The movies I choose, in the order I saw them, were:
·
Watership Down (1978)
·
West Side Story (1961)
·
North by Northwest (1959)
·
Singing in the Rain (1952)
·
Close Encounters of the Third Kind (1977)
·
The Magnificent Seven (1960)
·
Planet of the Apes (1968)
·
Some Like it Hot (1959)
·
Elmer Gantry (1960)
·
All the Presidents Men (1976)
Already you start
to see the main influences. Westerns, musicals and SF were part of the family
geography that remain lifelong loves – little islands of stability and meaning
in a household that was becoming increasingly dysfunctional (or maybe I was
just becoming more aware of the disfunction).

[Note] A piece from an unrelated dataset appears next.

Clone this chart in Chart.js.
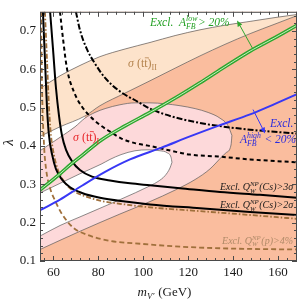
<!DOCTYPE html>
<html><head><meta charset="utf-8">
<script src="https://cdn.jsdelivr.net/npm/chart.js@4.4.0/dist/chart.umd.min.js"></script>
<style>html,body{margin:0;padding:0;background:#fff}</style>
</head><body>
<canvas id="c" width="300" height="299"></canvas>
<script>
// ---- axes ----
const xMin = 54, xMax = 168.5, yMin = 0.1, yMax = 0.75;
const xTickValues = [60, 80, 100, 120, 140, 160];
const yTickValues = [0.1, 0.2, 0.3, 0.4, 0.5, 0.6, 0.7];

// ---- sigma(tt)_II band (m_V', lambda) ----
const sigmaIIUpper = [[54,0.55],[62.9,0.583],[71.8,0.61],[80.7,0.633],[91.9,0.653],[103,0.67],[114.2,0.688],[125.3,0.703],[136.4,0.715],[147.6,0.725],[158.7,0.735],[168.5,0.743]];
const sigmaIILower = [[54,0.425],[62.9,0.45],[74,0.478],[80.7,0.505],[91.9,0.538],[103,0.57],[114.2,0.603],[125.3,0.635],[136.4,0.665],[147.6,0.693],[158.7,0.718],[168.5,0.74]];
// ---- sigma(tt)_I region: outer (pink) and inner (white) ----
const sigmaIOuterUpper = [[54,0.3875],[62.9,0.4225],[69.6,0.45],[74,0.4725],[78.5,0.4875],[83,0.4975],[89.6,0.5075],[96.3,0.5125],[103,0.5125],[109.7,0.51],[116.4,0.505],[123.1,0.4975],[128.9,0.4875],[134.2,0.4725],[137.8,0.4525],[139.5,0.4275]];
const sigmaIOuterLower = [[54,0.13],[71.8,0.1775],[89.6,0.2225],[103,0.255],[114.2,0.285],[123.1,0.3125],[129.7,0.34],[135.1,0.3725],[136.9,0.3825],[139.1,0.4025],[139.5,0.4275]];
const sigmaIInnerUpper = [[54,0.2775],[62.9,0.3025],[71.8,0.3275],[81.2,0.3525],[85.2,0.365],[90.1,0.3775],[96.3,0.3875],[102.1,0.39],[107.5,0.3875],[110.6,0.3825],[112.4,0.37],[112.8,0.3575]];
const sigmaIInnerLower = [[54,0.165],[62.9,0.1925],[71.8,0.215],[80.7,0.2375],[89.6,0.26],[103.5,0.2975],[106.6,0.3075],[109.7,0.3225],[111.9,0.3425],[112.8,0.3575]];
// ---- exclusion curves ----
const afbLow = [[54,0.285],[62.9,0.3275],[67.8,0.3525],[73.2,0.3775],[81.2,0.415],[91.9,0.4525],[103,0.4875],[114.2,0.525],[125.3,0.565],[133.3,0.595],[147.6,0.6475],[158.7,0.6825],[168.5,0.715]];
const afbHigh = [[54,0.2325],[62.9,0.26],[72.3,0.295],[83,0.3325],[94.1,0.365],[107.9,0.395],[120.8,0.425],[133.3,0.4525],[147.6,0.4825],[158.7,0.51],[168.5,0.535]];
const qwCs3 = [[58.5,0.75],[59.8,0.6525],[61.1,0.5525],[62.5,0.4775],[63.8,0.4275],[65.6,0.39],[68.3,0.36],[71.8,0.3375],[77.2,0.32],[85.2,0.31],[94.1,0.3025],[103,0.2975],[116.4,0.29],[134.2,0.28],[152,0.2725],[168.5,0.265]];
const qwCs2 = [[55.3,0.75],[56.2,0.6275],[57.1,0.5025],[58,0.4275],[59.4,0.3775],[61.1,0.34],[63.8,0.3125],[67.4,0.2925],[72.7,0.2775],[80.7,0.265],[91.9,0.255],[103,0.2475],[125.3,0.2375],[147.6,0.2275],[168.5,0.22]];
const qwCsBrown = [[56.2,0.75],[57.1,0.6275],[58,0.5025],[58.9,0.4275],[60.2,0.3775],[62,0.3375],[64.7,0.3075],[68.3,0.285],[73.6,0.27],[80.7,0.2575],[91.9,0.2475],[103,0.24],[125.3,0.23],[147.6,0.22],[168.5,0.21]];
const qwP = [[54.45,0.75],[54.9,0.5525],[55.8,0.4025],[56.7,0.34],[58.5,0.29],[60.7,0.2575],[63.8,0.2225],[68.7,0.1875],[75.4,0.1675],[85.2,0.1525],[98.6,0.145],[116.4,0.1375],[138.7,0.1325],[168.5,0.13]];
const dashUpper = [[70,0.75],[71.8,0.7025],[74.9,0.6525],[78.5,0.615],[83,0.5775],[89.6,0.5425],[97.7,0.515],[103,0.4975],[112.4,0.4775],[125.3,0.46],[133.3,0.4525],[147.6,0.4425],[168.5,0.4325]];
const dashLower = [[62.9,0.75],[64.3,0.6775],[66,0.6025],[69.2,0.54],[72.7,0.5025],[76.3,0.4775],[80.7,0.455],[85.2,0.4375],[90.1,0.42],[96.3,0.4075],[103,0.4],[112.4,0.3875],[120.8,0.3775],[133.3,0.3725],[147.6,0.365],[168.5,0.3575]];

// ---- annotations (data coordinates) ----
const greenArrow = [[148.9,0.6525],[141.8,0.7275]];
const blueArrow = [[148.9,0.495],[154.3,0.4325]];

const SALMON = '#FABD9E', PEACH = '#FDE3CB', PINK = '#FDD9DA', EDGE = '#5a5a5a';
const GREEN = '#2ea62e', BLUE = '#3838f5', BROWN = '#a0703c';

const xy = a => a.map(([x, y]) => ({x, y}));
const datasets = [];
function add(o) {
  datasets.push(Object.assign({pointRadius: 0, borderWidth: 0, borderColor: 'rgba(0,0,0,0)', fill: false,
    cubicInterpolationMode: 'monotone'}, o));
  return datasets.length - 1;
}
// fills
const iL1 = add({data: xy(sigmaIIUpper), fill: 'end', backgroundColor: '#ffffff', order: 100});
const iL2 = add({data: xy(sigmaIILower), fill: iL1, backgroundColor: PEACH, order: 99});
add({data: xy(sigmaIOuterUpper.slice(0, 4)), fill: iL2, backgroundColor: '#ffffff', order: 98});
const iPL = add({data: xy(sigmaIOuterLower), borderColor: EDGE, borderWidth: 0.7, order: 60});
add({data: xy(sigmaIOuterUpper), fill: iPL, backgroundColor: PINK, order: 97});
const iWL = add({data: xy(sigmaIInnerLower), borderColor: EDGE, borderWidth: 0.7, order: 59});
add({data: xy(sigmaIInnerUpper), fill: iWL, backgroundColor: '#ffffff', order: 96});
// edges
add({data: xy(sigmaIIUpper), borderColor: EDGE, borderWidth: 0.7, order: 58});
add({data: xy(sigmaIILower), borderColor: EDGE, borderWidth: 0.7, order: 57});
add({data: xy(sigmaIOuterUpper), borderColor: EDGE, borderWidth: 0.7, order: 56});
add({data: xy(sigmaIInnerUpper), borderColor: EDGE, borderWidth: 0.7, order: 55});
// curves
add({data: xy(qwP), borderColor: BROWN, borderWidth: 1.8, borderDash: [5, 3], order: 20});
add({data: xy(qwCsBrown), borderColor: BROWN, borderWidth: 1.8, borderDash: [5, 2, 1.5, 2], order: 19});
add({data: xy(qwCs2), borderColor: '#000', borderWidth: 2, order: 18});
add({data: xy(qwCs3), borderColor: '#000', borderWidth: 2, order: 17});
add({data: xy(dashUpper), borderColor: '#000', borderWidth: 2, borderDash: [6, 2, 2, 2], order: 16});
add({data: xy(dashLower), borderColor: '#000', borderWidth: 2, borderDash: [4, 3], order: 15});
add({data: xy(afbHigh), borderColor: BLUE, borderWidth: 2, order: 14});
add({data: xy(afbLow), borderColor: GREEN, borderWidth: 3.6, order: 13});
add({data: xy(afbLow), borderColor: '#c6efbf', borderWidth: 1, order: 12});

function fnt(size, italic) { return (italic ? 'italic ' : '') + size + 'px "Liberation Serif", "DejaVu Serif", serif'; }
function drawRich(ctx, x, y, parts, size, italic, color, align) {
  const ss = size * 0.68;
  const items = parts.map(p => {
    if (typeof p === 'string') p = {t: p};
    if (p.sup !== undefined || p.sub !== undefined) {
      ctx.font = fnt(ss, p.it === undefined ? italic : p.it);
      const w = Math.max(p.sup ? ctx.measureText(p.sup).width : 0, p.sub ? ctx.measureText(p.sub).width : 0);
      return {p, w: w + 0.6};
    }
    ctx.font = fnt(size, p.it === undefined ? italic : p.it);
    return {p, w: ctx.measureText(p.t || p.ov).width};
  });
  const total = items.reduce((s, i) => s + i.w, 0);
  let cx = align === 'center' ? x - total / 2 : x;
  ctx.fillStyle = color; ctx.strokeStyle = color;
  ctx.textBaseline = 'alphabetic'; ctx.textAlign = 'left';
  for (const {p, w} of items) {
    const it = p.it === undefined ? italic : p.it;
    if (p.sup !== undefined || p.sub !== undefined) {
      ctx.font = fnt(ss, it);
      if (p.sup) ctx.fillText(p.sup, cx, y - size * 0.42);
      if (p.sub) ctx.fillText(p.sub, cx, y + size * 0.25);
    } else if (p.ov) {
      ctx.font = fnt(size, it); ctx.fillText(p.ov, cx, y);
      ctx.lineWidth = 0.8; ctx.beginPath();
      ctx.moveTo(cx + 0.05 * size, y - size * 0.8); ctx.lineTo(cx + w + 0.1 * size, y - size * 0.8); ctx.stroke();
    } else {
      ctx.font = fnt(size, it); ctx.fillText(p.t, cx, y);
    }
    cx += w;
  }
}

const textLabels = [
  {at: [103, 0.7125], size: 11.5, italic: true, color: '#22a022', parts: ['Excl.  A', {sup: 'low', sub: 'FB'}, '> 20%']},
  {at: [93.2, 0.605], size: 12, italic: false, color: '#b5844f', parts: [{t: 'σ', it: true}, ' (t', {ov: 't'}, ')', {sub: 'II'}]},
  {at: [68.7, 0.4125], size: 12, italic: false, color: '#e8262a', parts: [{t: 'σ', it: true}, ' (t', {ov: 't'}, ')', {sub: 'I'}]},
  {at: [156.5, 0.45], size: 11.5, italic: true, color: '#2b2bdd', parts: ['Excl.']},
  {at: [143.1, 0.4075], size: 11.5, italic: true, color: '#2b2bdd', parts: ['A', {sup: 'high', sub: 'FB'}, ' < 20%']},
  {at: [134.2, 0.285], size: 10, italic: true, color: '#1a1a1a', parts: ['Excl. Q', {sup: 'NP', sub: 'W'}, '(Cs)>3σ']},
  {at: [134.2, 0.2375], size: 10, italic: true, color: '#1a1a1a', parts: ['Excl. Q', {sup: 'NP', sub: 'W'}, '(Cs)>2σ']},
  {at: [135.1, 0.145], size: 10, italic: true, color: '#b08a68', parts: ['Excl. Q', {sup: 'NP', sub: 'W'}, '(p)>4%']}
];

function arrow(ctx, x0, y0, x1, y1, color) {
  const ang = Math.atan2(y1 - y0, x1 - x0), L = 6, W = 2.6;
  ctx.strokeStyle = color; ctx.fillStyle = color; ctx.lineWidth = 1;
  ctx.beginPath(); ctx.moveTo(x0, y0); ctx.lineTo(x1 - L * Math.cos(ang), y1 - L * Math.sin(ang)); ctx.stroke();
  ctx.beginPath(); ctx.moveTo(x1, y1);
  ctx.lineTo(x1 - L * Math.cos(ang) + W * Math.sin(ang), y1 - L * Math.sin(ang) - W * Math.cos(ang));
  ctx.lineTo(x1 - L * Math.cos(ang) - W * Math.sin(ang), y1 - L * Math.sin(ang) + W * Math.cos(ang));
  ctx.closePath(); ctx.fill();
}

const decor = {
  id: 'decor',
  beforeDatasetsDraw(chart) {
    const {ctx, chartArea: a} = chart;
    ctx.save(); ctx.fillStyle = SALMON; ctx.fillRect(a.left, a.top, a.right - a.left, a.bottom - a.top); ctx.restore();
  },
  afterDatasetsDraw(chart) {
    const {ctx, chartArea: a, scales: {x, y}} = chart;
    const P = (m, l) => [x.getPixelForValue(m), y.getPixelForValue(l)];
    ctx.save();
    for (const L of textLabels) {
      const [px, py] = P(L.at[0], L.at[1]);
      drawRich(ctx, px, py, L.parts, L.size, L.italic, L.color);
    }
    let [a0, a1] = [P(...greenArrow[0]), P(...greenArrow[1])];
    arrow(ctx, a0[0], a0[1], a1[0], a1[1], GREEN);
    [a0, a1] = [P(...blueArrow[0]), P(...blueArrow[1])];
    arrow(ctx, a0[0], a0[1], a1[0], a1[1], BLUE);
    // frame and inside ticks
    ctx.strokeStyle = '#4a4a4a'; ctx.lineWidth = 1;
    ctx.strokeRect(a.left + 0.5, a.top + 0.5, a.right - a.left - 1, a.bottom - a.top - 1);
    ctx.beginPath();
    for (let m = 56; m <= xMax; m += 4) {
      const px = Math.round(x.getPixelForValue(m)) + 0.5, len = (m % 20 === 0) ? 5 : 3;
      ctx.moveTo(px, a.bottom); ctx.lineTo(px, a.bottom - len);
      ctx.moveTo(px, a.top); ctx.lineTo(px, a.top + len);
    }
    for (let k = 5; k <= 37; k++) {
      const py = Math.round(y.getPixelForValue(k / 50)) + 0.5, len = (k % 5 === 0) ? 5 : 3;
      ctx.moveTo(a.left, py); ctx.lineTo(a.left + len, py);
      ctx.moveTo(a.right, py); ctx.lineTo(a.right - len, py);
    }
    ctx.stroke();
    // axis titles
    drawRich(ctx, (a.left + a.right) / 2 - 4, 296, [{t: 'm', it: true}, {sub: 'V′', it: true}, ' (GeV)'], 13, false, '#1a1a1a', 'center');
    ctx.translate(13, (a.top + a.bottom) / 2 + 6);
    ctx.rotate(-Math.PI / 2);
    drawRich(ctx, 0, 0, ['λ'], 15, true, '#1a1a1a', 'center');
    ctx.restore();
  }
};

new Chart(document.getElementById('c'), {
  type: 'line',
  data: {datasets},
  options: {
    responsive: false, animation: false, devicePixelRatio: 1,
    layout: {padding: {left: 0, right: 3, top: 1, bottom: 0}},
    plugins: {legend: {display: false}, tooltip: {enabled: false}, filler: {propagate: false}},
    scales: {
      x: {type: 'linear', min: xMin, max: xMax,
        afterFit: s => { s.height = 38; },
        afterBuildTicks: s => { s.ticks = xTickValues.map(v => ({value: v})); },
        grid: {display: false, drawTicks: false}, border: {display: false},
        ticks: {font: {family: 'Liberation Serif', size: 13}, color: '#1a1a1a', padding: 4, maxRotation: 0, autoSkip: false, callback: v => String(v)}},
      y: {type: 'linear', min: yMin, max: yMax,
        afterFit: s => { s.width = 40; },
        afterBuildTicks: s => { s.ticks = yTickValues.map(v => ({value: v})); },
        grid: {display: false, drawTicks: false}, border: {display: false},
        ticks: {font: {family: 'Liberation Serif', size: 13}, color: '#1a1a1a', padding: 4, autoSkip: false, callback: v => Number(v).toFixed(1)}}
    }
  },
  plugins: [decor]
});
</script>
</body></html>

More than that I was already
watching lots of films by myself – hundreds of westerns certainly, but also
Hollywood films of all kinds from the 40s, 50s and 60s that were a constant on the
nation’s 3 channels back then and increasingly the political cinema of the 70s.

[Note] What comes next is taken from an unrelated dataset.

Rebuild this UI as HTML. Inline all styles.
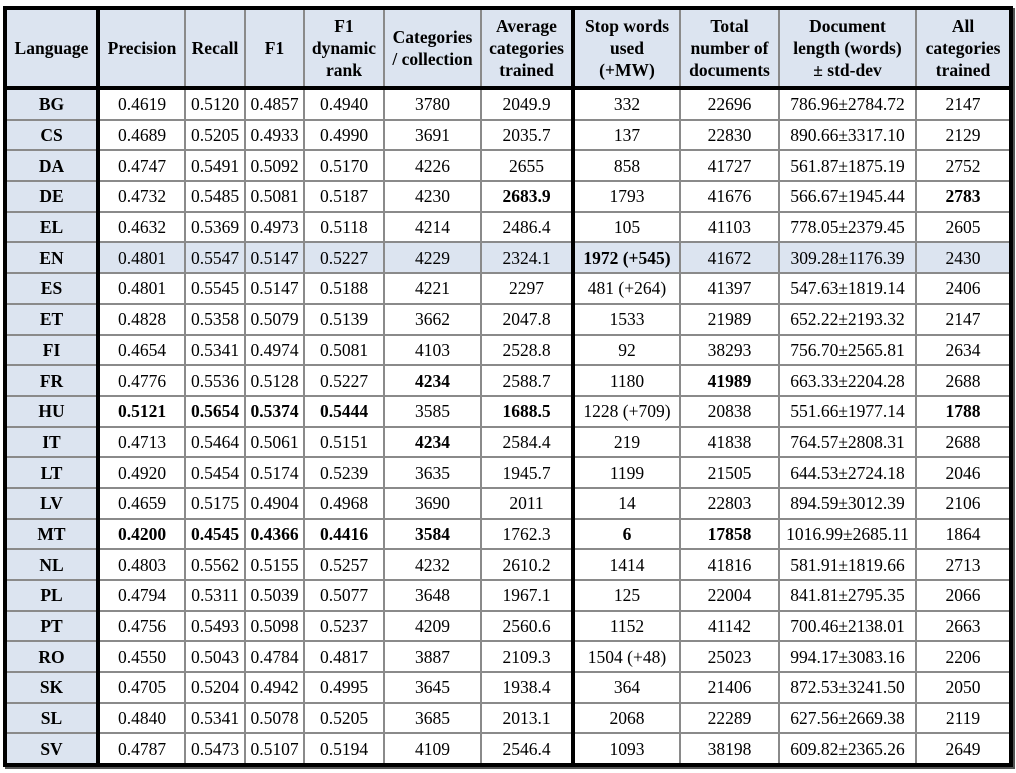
<!DOCTYPE html>
<html><head><meta charset="utf-8">
<style>
html,body{margin:0;padding:0;background:#fff;width:1016px;height:773px;overflow:hidden}
table{position:absolute;left:3px;top:6px;width:1006px;border-collapse:collapse;table-layout:fixed;
 font-family:"Liberation Serif",serif;font-size:17.5px;color:#000;border:4px solid #000;box-shadow:2px 2px 0 #555}
th,td{border:2px solid #8a8a8a;text-align:center;padding:0;white-space:nowrap;overflow:hidden}
th{background:#dce4f0;font-weight:bold;height:76px;line-height:22px;border-bottom:4px solid #000}
td{height:28.7px;line-height:20px}
td.lang{background:#dce4f0;font-weight:bold}
tr.hl td{background:#dce4f0}
.c0{border-right:4px solid #000}
.c3{border-right:1px solid #000}
.c5{border-right:1px solid #000}
.c6{border-right:4px solid #000}
</style></head><body>
<table>
<colgroup><col style="width:93px"><col style="width:87px"><col style="width:60px"><col style="width:59px"><col style="width:80px"><col style="width:97px"><col style="width:92px"><col style="width:107px"><col style="width:99px"><col style="width:137px"><col style="width:95px"></colgroup>
<thead><tr>
<th class="c0">Language</th>
<th>Precision</th>
<th>Recall</th>
<th class="c3">F1</th>
<th>F1<br>dynamic<br>rank</th>
<th class="c5">Categories<br>/ collection</th>
<th class="c6">Average<br>categories<br>trained</th>
<th>Stop words<br>used<br>(+MW)</th>
<th>Total<br>number of<br>documents</th>
<th>Document<br>length (words)<br>± std-dev</th>
<th>All<br>categories<br>trained</th>
</tr></thead>
<tbody id="tb"></tbody>
</table>
<script>
const rows = [
["BG","0.4619","0.5120","0.4857","0.4940","3780","2049.9","332","22696","786.96±2784.72","2147"],
["CS","0.4689","0.5205","0.4933","0.4990","3691","2035.7","137","22830","890.66±3317.10","2129"],
["DA","0.4747","0.5491","0.5092","0.5170","4226","2655","858","41727","561.87±1875.19","2752"],
["DE","0.4732","0.5485","0.5081","0.5187","4230","*2683.9","1793","41676","566.67±1945.44","*2783"],
["EL","0.4632","0.5369","0.4973","0.5118","4214","2486.4","105","41103","778.05±2379.45","2605"],
["EN","0.4801","0.5547","0.5147","0.5227","4229","2324.1","*1972 (+545)","41672","309.28±1176.39","2430"],
["ES","0.4801","0.5545","0.5147","0.5188","4221","2297","481 (+264)","41397","547.63±1819.14","2406"],
["ET","0.4828","0.5358","0.5079","0.5139","3662","2047.8","1533","21989","652.22±2193.32","2147"],
["FI","0.4654","0.5341","0.4974","0.5081","4103","2528.8","92","38293","756.70±2565.81","2634"],
["FR","0.4776","0.5536","0.5128","0.5227","*4234","2588.7","1180","*41989","663.33±2204.28","2688"],
["HU","*0.5121","*0.5654","*0.5374","*0.5444","3585","*1688.5","1228 (+709)","20838","551.66±1977.14","*1788"],
["IT","0.4713","0.5464","0.5061","0.5151","*4234","2584.4","219","41838","764.57±2808.31","2688"],
["LT","0.4920","0.5454","0.5174","0.5239","3635","1945.7","1199","21505","644.53±2724.18","2046"],
["LV","0.4659","0.5175","0.4904","0.4968","3690","2011","14","22803","894.59±3012.39","2106"],
["MT","*0.4200","*0.4545","*0.4366","*0.4416","*3584","1762.3","*6","*17858","1016.99±2685.11","1864"],
["NL","0.4803","0.5562","0.5155","0.5257","4232","2610.2","1414","41816","581.91±1819.66","2713"],
["PL","0.4794","0.5311","0.5039","0.5077","3648","1967.1","125","22004","841.81±2795.35","2066"],
["PT","0.4756","0.5493","0.5098","0.5237","4209","2560.6","1152","41142","700.46±2138.01","2663"],
["RO","0.4550","0.5043","0.4784","0.4817","3887","2109.3","1504 (+48)","25023","994.17±3083.16","2206"],
["SK","0.4705","0.5204","0.4942","0.4995","3645","1938.4","364","21406","872.53±3241.50","2050"],
["SL","0.4840","0.5341","0.5078","0.5205","3685","2013.1","2068","22289","627.56±2669.38","2119"],
["SV","0.4787","0.5473","0.5107","0.5194","4109","2546.4","1093","38198","609.82±2365.26","2649"]
];
const colNames = ["language","precision","recall","f1","f1-dynamic-rank","categories","average-categories","stop-words","total-documents","document-length","all-categories"];
const tb = document.getElementById('tb');
rows.forEach(r => {
  const tr = document.createElement('tr');
  
  
  if (r[0] === 'EN') tr.className = 'hl';
  r.forEach((v, i) => {
    const td = document.createElement('td');
    
    
    let cls = 'c' + i;
    if (i === 0) cls += ' lang';
    td.className = cls;
    if (v.startsWith('*')) { td.style.fontWeight = 'bold'; v = v.slice(1); }
    td.textContent = v;
    tr.appendChild(td);
  });
  tb.appendChild(tr);
});
</script>
</body></html>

My love of movie stars, of glamour and beauty, of romance, of melancholy, of
screen violence are all there too. All have remained, and for a socialist and
critical thinker, it is hard to admit that some of those superficial elements
are still central to my dreams and desires. I am still beguiled by beautiful
charismatic men and women. If they can sing and dance too…
My memory is
terrible but I can remember the feeling of watching all those films for the
first time – the wonder and the weirdness, the joy and excitement and, more
than anything, a huge and complicated world being revealed to me. The yearning
to connect and to escape my loneliness is ever present but on most days of my
47 years if you’d offered me the choice of a good film or the chance to go out
and meet people there would have only been one answer.
There are 5 films
that didn’t make it though they were probably just as influential:
·
Star Wars – obviously perhaps. Growing up in the
late 70s the new blockbusters would have a huge impact on many of us.
·
Superman 1 and 2 – Christopher Reeve and Margot
Kidder!!! Duh!?
·
True Grit – I watched all the John Wayne films
again and again. This is still a brilliant, beautiful film. And it has Glen
Campbell!
·
The Jazz Singer – what can I say? Neil Diamond
was big in our house.
·
Grease - a rare trip to the cinema with the
women of my family: my mum, sister, auntie and cousin.

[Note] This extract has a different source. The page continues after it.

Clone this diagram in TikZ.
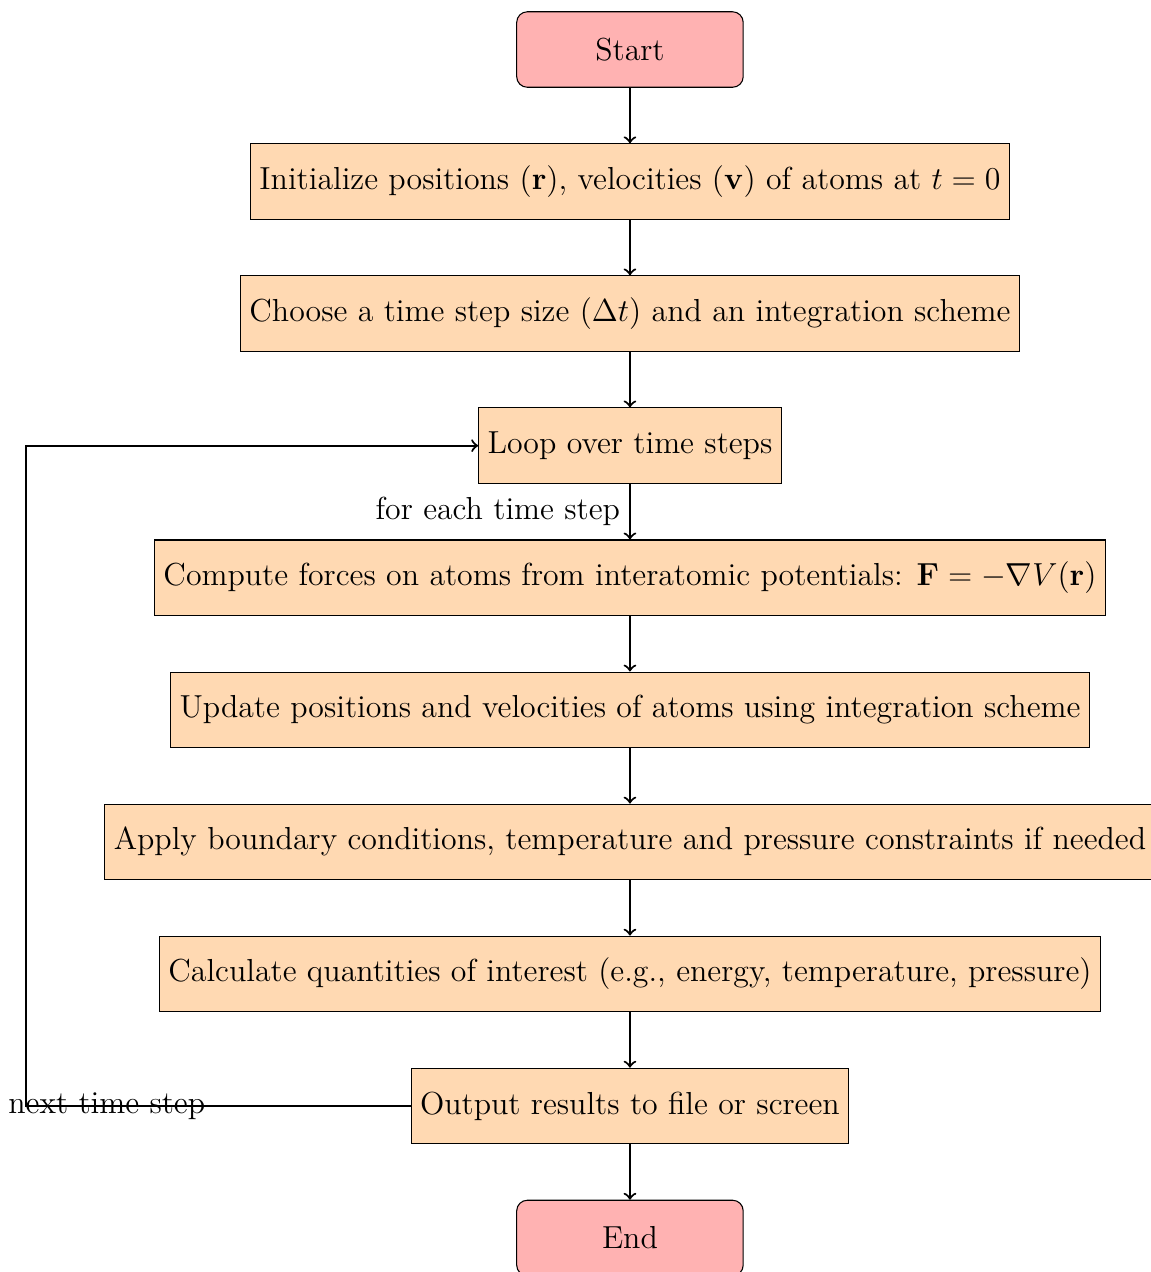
\documentclass[tikz,border=0pt]{standalone}
\usepackage{amsmath}
\usetikzlibrary{positioning}

\begin{document}
\begin{tikzpicture}[node distance=0.735cm,
    startstop/.style={rectangle, rounded corners, minimum width=3cm, minimum height=1cm, draw=black, fill=red!30, font=\large},
    process/.style={rectangle, minimum width=3cm, minimum height=1cm, draw=black, fill=orange!30, font=\large},
    arrow/.style={thick,->}]
    \useasboundingbox (-8.344,0.656) rectangle (6.901,-16.192);

    \node (start) [startstop] at (0,0) {Start};
    \node (init) [process, below=of start] {Initialize positions ($\mathbf{r}$), velocities ($\mathbf{v}$) of atoms at $t=0$};
    \node (choose) [process, below=of init] {Choose a time step size ($\Delta t$) and an integration scheme};
    \node (loop) [process, below=of choose] {Loop over time steps};
    \node (forces) [process, below=of loop] {Compute forces on atoms from interatomic potentials: $\mathbf{F} = -\nabla V(\mathbf{r})$};
    \node (update) [process, below=of forces] {Update positions and velocities of atoms using integration scheme};
    \node (apply) [process, below=of update] {Apply boundary conditions, temperature and pressure constraints if needed};
    \node (calc) [process, below=of apply] {Calculate quantities of interest (e.g., energy, temperature, pressure)};
    \node (output) [process, below=of calc] {Output results to file or screen};
    \node (end) [startstop, below=of output] {End};

    \coordinate (back) at (-8,0 |- output.west);

    \draw [arrow] (start) -- (init);
    \draw [arrow] (init) -- (choose);
    \draw [arrow] (choose) -- (loop);
    \draw [arrow] (loop) -- node[left, font=\large] {for each time step} (forces);
    \draw [arrow] (forces) -- (update);
    \draw [arrow] (update) -- (apply);
    \draw [arrow] (apply) -- (calc);
    \draw [arrow] (calc) -- (output);
    \draw [arrow] (output) -- (end);
    \draw [arrow] (output.west) -- node[pos=0.79, font=\large] {next time step} (back) |- (loop.west);
\end{tikzpicture}
\end{document}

I’m going to continue with the project and hope that I can
start writing a little. I have started lists for my teen years and for my adult
years. Already I don’t how I can cut numbers down and how I will avoid
editorializing. What have I forgotten? What don’t I want to admit? What has
changed? How can I place things in order when my memory is so hazy? How do I separate
out the moments that formed me from the ones that didn’t? How does one avoid it
becoming an exercise in nostalgia? Luckily, more than ever I don’t care what
people might think. Woody Allen, Sam Peckinpah, Clint Eastwood and various
other divisive figures will all feature. Better the truth – as near as I can
get to it – than a definite lie.
For anyone out there going through a difficult time I hope
you get through it. I’m 6 weeks without hitting self-destruct and 2 weeks back
at the gym. Baby steps. And just about able to engage with some of the things I
love. People? They are still a way off.
Sorry to hear this, I feel you. Take care of yourself, take it slowly. These Yeats lines are one of my reminders that difficult feelings pass, with time and compassion for yourself: 'Now that my ladder’s gone/I must lie down where all the ladders start/In the foul rag and bone shop of the heart. Hang in there.